* [EXERCISE BRIEF]
Quote only the span from the first line of the entries to the line containing "import seaborn as sns", both ends kept. Leave every picture out.

start DATA FOR THE TASK

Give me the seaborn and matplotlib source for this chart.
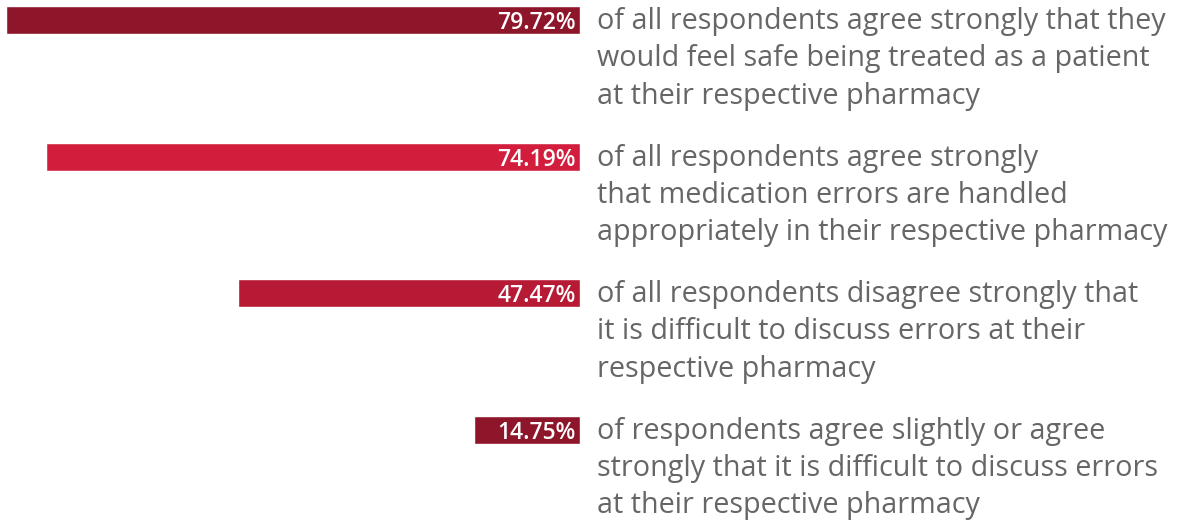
import matplotlib
matplotlib.use("Agg")
import matplotlib.pyplot as plt
import matplotlib.transforms as mtransforms
import pandas as pd
import seaborn as sns

# ── Data ──────────────────────────────────────────────────────────────────────
shares = [79.72, 74.19, 47.47, 14.75]
statements = [
    "of all respondents agree strongly that they\nwould feel safe being treated as a patient\nat their respective pharmacy",
    "of all respondents agree strongly\nthat medication errors are handled\nappropriately in their respective pharmacy",
    "of all respondents disagree strongly that\nit is difficult to discuss errors at their\nrespective pharmacy",
    "of respondents agree slightly or agree\nstrongly that it is difficult to discuss errors\nat their respective pharmacy",
]
bar_colors = ["#8e162b", "#d21e3c", "#b71a35", "#8e162b"]

# ── Figure ────────────────────────────────────────────────────────────────────
sns.set_theme(style="white")
plt.rcParams["font.family"] = ["Open Sans", "DejaVu Sans"]

W, H = 1183, 521
fig = plt.figure(figsize=(W / 100, H / 100), dpi=100)
ax = fig.add_axes([0, 0, 580 / W, 1])

df = pd.DataFrame({"key": [str(i) for i in range(len(shares))], "share": shares})
keys = list(df["key"])
sns.barplot(data=df, x="share", y="key", hue="key", order=keys, hue_order=keys,
            palette=dict(zip(keys, bar_colors)), legend=False, orient="h",
            width=0.205, saturation=1, ax=ax)

ax.set_xlim(580 / 7.2, 0)
ax.set_ylim(3.67, -0.1465)
ax.axis("off")

trans = mtransforms.blended_transform_factory(fig.transFigure, ax.transData)
for i, (v, s) in enumerate(zip(shares, statements)):
    ax.text(0.55, i, f"{v:.2f}%", ha="right", va="center_baseline",
            color="white", fontsize=16.5, fontweight="semibold")
    ax.text(597 / W, i - 0.095, s, transform=trans, ha="left", va="top",
            color="#666666", fontsize=20.7, linespacing=1.38)

fig.savefig("out.png", dpi=100)
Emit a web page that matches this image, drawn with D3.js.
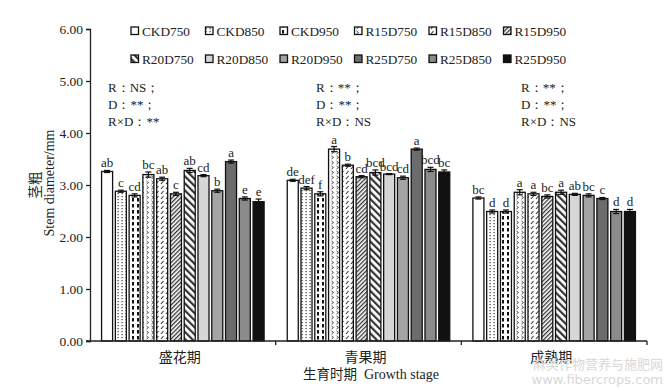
<!DOCTYPE html>
<html>
<head>
    <meta charset="utf-8">
    <title>Stem diameter</title>
    <script src="https://cdn.jsdelivr.net/npm/d3@7"></script>
    <style>
        body { margin: 0; background: #fff; }
        text { font-family: "Liberation Serif", "DejaVu Serif", serif; fill: #222; }
        .cjk { font-family: "Noto Sans CJK SC", sans-serif; }
    </style>
</head>
<body>
<div id="chart"></div>
<script>
    // growth stages and treatments
    var stages = ["盛花期", "青果期", "成熟期"];
    var treatments = ["CKD750", "CKD850", "CKD950", "R15D750", "R15D850", "R15D950",
                      "R20D750", "R20D850", "R20D950", "R25D750", "R25D850", "R25D950"];

    // stem diameter (mm) per stage, one value per treatment
    var meanFlower = [3.26, 2.88, 2.80, 3.20, 3.12, 2.83, 3.28, 3.18, 2.89, 3.45, 2.74, 2.68];
    var meanGreen  = [3.09, 2.94, 2.83, 3.69, 3.38, 3.16, 3.24, 3.21, 3.14, 3.69, 3.30, 3.25];
    var meanMature = [2.75, 2.49, 2.49, 2.86, 2.83, 2.78, 2.86, 2.82, 2.80, 2.74, 2.49, 2.49];

    var errFlower = [0.02, 0.02, 0.03, 0.05, 0.03, 0.03, 0.04, 0.02, 0.03, 0.03, 0.03, 0.05];
    var errGreen  = [0.02, 0.03, 0.04, 0.05, 0.02, 0.02, 0.05, 0.01, 0.03, 0.02, 0.04, 0.04];
    var errMature = [0.02, 0.03, 0.03, 0.05, 0.03, 0.03, 0.04, 0.02, 0.03, 0.02, 0.04, 0.04];

    // significance letters
    var letFlower = ["ab", "c", "cd", "bc", "ab", "c", "ab", "cd", "b", "a", "e", "e"];
    var letGreen  = ["de", "def", "f", "a", "b", "cd", "bcd", "bcd", "cd", "a", "bcd", "bc"];
    var letMature = ["bc", "d", "d", "a", "a", "bc", "a", "ab", "bc", "c", "d", "d"];

    // ANOVA notes per stage
    var anovaNotes = [
        ["R：NS；", "D：**；", "R×D：**"],
        ["R：**；", "D：**；", "R×D：NS"],
        ["R：**；", "D：**；", "R×D：NS"]
    ];

    var yTicks = [0, 1, 2, 3, 4, 5, 6];

    var means = [meanFlower, meanGreen, meanMature];
    var errs = [errFlower, errGreen, errMature];
    var lets = [letFlower, letGreen, letMature];

    var rows = [];
    stages.forEach(function (s, gi) {
        treatments.forEach(function (t, ti) {
            rows.push({ stage: s, trt: t, v: means[gi][ti], e: errs[gi][ti], l: lets[gi][ti] });
        });
    });

    var W = 669, H = 389;
    var svg = d3.select("#chart").append("svg").attr("width", W).attr("height", H);

    // fill patterns
    var defs = svg.append("defs");
    function pat(id, w, h, draw) {
        var p = defs.append("pattern").attr("id", id).attr("patternUnits", "userSpaceOnUse")
            .attr("width", w).attr("height", h);
        p.append("rect").attr("width", w).attr("height", h).attr("fill", "#fff");
        draw(p);
    }
    pat("pDots", 4, 3, function (p) {
        p.append("rect").attr("x", 1.5).attr("y", 1).attr("width", 1.2).attr("height", 1.2).attr("fill", "#333");
    });
    pat("pDash", 5, 6, function (p) {
        p.append("rect").attr("x", 2).attr("y", 0).attr("width", 2).attr("height", 3.5).attr("fill", "#111");
    });
    pat("pChev", 5, 5, function (p) {
        p.append("path").attr("d", "M1.5,1 L3.5,2.5 L1.5,4").attr("fill", "none").attr("stroke", "#333").attr("stroke-width", 0.9);
    });
    pat("pSlashDash", 5, 5, function (p) {
        p.append("path").attr("d", "M1,4 L3.5,1").attr("stroke", "#333").attr("stroke-width", 1.1);
    });
    defs.append("pattern").attr("id", "pFine").attr("patternUnits", "userSpaceOnUse")
        .attr("width", 3).attr("height", 3).attr("patternTransform", "rotate(45)")
        .call(function (p) {
            p.append("rect").attr("width", 3).attr("height", 3).attr("fill", "#fff");
            p.append("rect").attr("width", 1.3).attr("height", 3).attr("fill", "#333");
        });
    defs.append("pattern").attr("id", "pWide").attr("patternUnits", "userSpaceOnUse")
        .attr("width", 5).attr("height", 5).attr("patternTransform", "rotate(-45)")
        .call(function (p) {
            p.append("rect").attr("width", 5).attr("height", 5).attr("fill", "#fff");
            p.append("rect").attr("width", 2.2).attr("height", 5).attr("fill", "#333");
        });

    var fills = {
        CKD750: "#fff", CKD850: "url(#pDots)", CKD950: "url(#pDash)",
        R15D750: "url(#pChev)", R15D850: "url(#pSlashDash)", R15D950: "url(#pFine)",
        R20D750: "url(#pWide)", R20D850: "#d6d6d6", R20D950: "#a4a4a4",
        R25D750: "#6c6c6c", R25D850: "#8b8b8b", R25D950: "#111"
    };

    var plotLeft = 90, plotRight = 647, plotTop = 29, plotBottom = 341;

    var x0 = d3.scaleBand().domain(stages).range([plotLeft, plotRight]);
    var x1 = d3.scaleBand().domain(treatments).range([0, x0.bandwidth()])
        .paddingInner(0.2).paddingOuter(0.84);
    var y = d3.scaleLinear().domain([0, 6]).range([plotBottom, plotTop]);

    // bars
    var bars = svg.append("g");
    bars.selectAll("rect").data(rows).enter().append("rect")
        .attr("x", d => x0(d.stage) + x1(d.trt))
        .attr("y", d => y(d.v))
        .attr("width", x1.bandwidth())
        .attr("height", d => y(0) - y(d.v))
        .attr("fill", d => fills[d.trt])
        .attr("stroke", "#111").attr("stroke-width", 1.3);

    // error bars
    var eb = svg.append("g").attr("stroke", "#111").attr("stroke-width", 1.2);
    rows.forEach(function (d) {
        var cx = x0(d.stage) + x1(d.trt) + x1.bandwidth() / 2;
        eb.append("line").attr("x1", cx).attr("x2", cx).attr("y1", y(d.v - d.e)).attr("y2", y(d.v + d.e));
        eb.append("line").attr("x1", cx - 3).attr("x2", cx + 3).attr("y1", y(d.v + d.e)).attr("y2", y(d.v + d.e));
        eb.append("line").attr("x1", cx - 3).attr("x2", cx + 3).attr("y1", y(d.v - d.e)).attr("y2", y(d.v - d.e));
    });

    // letters
    svg.append("g").selectAll("text").data(rows).enter().append("text")
        .attr("x", d => x0(d.stage) + x1(d.trt) + x1.bandwidth() / 2)
        .attr("y", d => y(d.v + d.e) - 3)
        .attr("text-anchor", "middle")
        .style("font-size", "13px")
        .text(d => d.l);

    // y axis
    var yAxis = svg.append("g").attr("transform", "translate(" + plotLeft + ",0)")
        .call(d3.axisLeft(y).tickValues(yTicks).tickFormat(d3.format(".2f")).tickSize(4));
    yAxis.select(".domain").attr("stroke", "#222").attr("stroke-width", 1.3);
    yAxis.selectAll(".tick line").attr("stroke", "#222").attr("stroke-width", 1.3);
    yAxis.selectAll("text").style("font-size", "13.5px").attr("fill", "#222")
        .style("font-family", "'Liberation Serif', serif");

    // x axis
    var xAxis = svg.append("g").attr("transform", "translate(0," + plotBottom + ")");
    xAxis.append("line").attr("x1", plotLeft - 4).attr("x2", plotRight).attr("y1", 0).attr("y2", 0)
        .attr("stroke", "#222").attr("stroke-width", 1.3);
    xAxis.selectAll(".sep").data(stages).enter().append("line")
        .attr("x1", d => x0(d) + x0.bandwidth()).attr("x2", d => x0(d) + x0.bandwidth())
        .attr("y1", 0).attr("y2", 4).attr("stroke", "#222").attr("stroke-width", 1.3);
    xAxis.selectAll(".lab").data(stages).enter().append("text")
        .attr("class", "cjk")
        .attr("x", d => x0(d) + x0.bandwidth() / 2 - 3)
        .attr("y", 21)
        .attr("text-anchor", "middle")
        .style("font-size", "14px")
        .text(d => d);

    // axis titles
    var xt = svg.append("text").attr("x", 371).attr("y", 379).attr("text-anchor", "middle").style("font-size", "14px");
    xt.append("tspan").attr("class", "cjk").style("font-size", "13.5px").text("生育时期");
    xt.append("tspan").text("\u00a0\u00a0Growth stage");

    svg.append("text").attr("class", "cjk")
        .attr("transform", "translate(40,185) rotate(-90)")
        .attr("text-anchor", "middle").style("font-size", "13.5px").text("茎粗");
    svg.append("text")
        .attr("transform", "translate(54,183) rotate(-90)")
        .attr("text-anchor", "middle").style("font-size", "14px").text("Stem diameter/mm");

    // ANOVA notes
    var noteX = [108, 316, 521];
    anovaNotes.forEach(function (lines, gi) {
        lines.forEach(function (s, li) {
            svg.append("text").attr("x", noteX[gi]).attr("y", 92 + li * 17)
                .style("font-size", "13px").text(s);
        });
    });

    // legend
    var leg = svg.append("g");
    treatments.forEach(function (t, i) {
        var col = i % 6, row = Math.floor(i / 6);
        var lx = 131 + col * 74.5, ly = 31 + row * 28;
        leg.append("rect").attr("x", lx).attr("y", ly - 4).attr("width", 7.5).attr("height", 7.5)
            .attr("fill", fills[t]).attr("stroke", "#111").attr("stroke-width", 1.3);
        leg.append("text").attr("x", lx + 11).attr("y", ly + 4.5)
            .style("font-size", "13.3px").text(t);
    });

    // watermark
    svg.append("text").attr("class", "cjk").attr("x", 663).attr("y", 369).attr("text-anchor", "end")
        .style("font-size", "13px").style("fill", "#d8d8d8").text("麻类作物营养与施肥网");
    svg.append("text").attr("x", 663).attr("y", 384).attr("text-anchor", "end")
        .style("font-size", "13px").style("fill", "#d8d8d8").style("font-family", "'DejaVu Sans', sans-serif")
        .text("www.fibercrops.com");
</script>
</body>
</html>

end DATA FOR THE TASK

* [OUTPUT FOR THIS TASK]
Give me the seaborn and matplotlib source for this chart.
import matplotlib
matplotlib.use("Agg")
import matplotlib.pyplot as plt
import matplotlib.transforms as mtransforms
import pandas as pd
import seaborn as sns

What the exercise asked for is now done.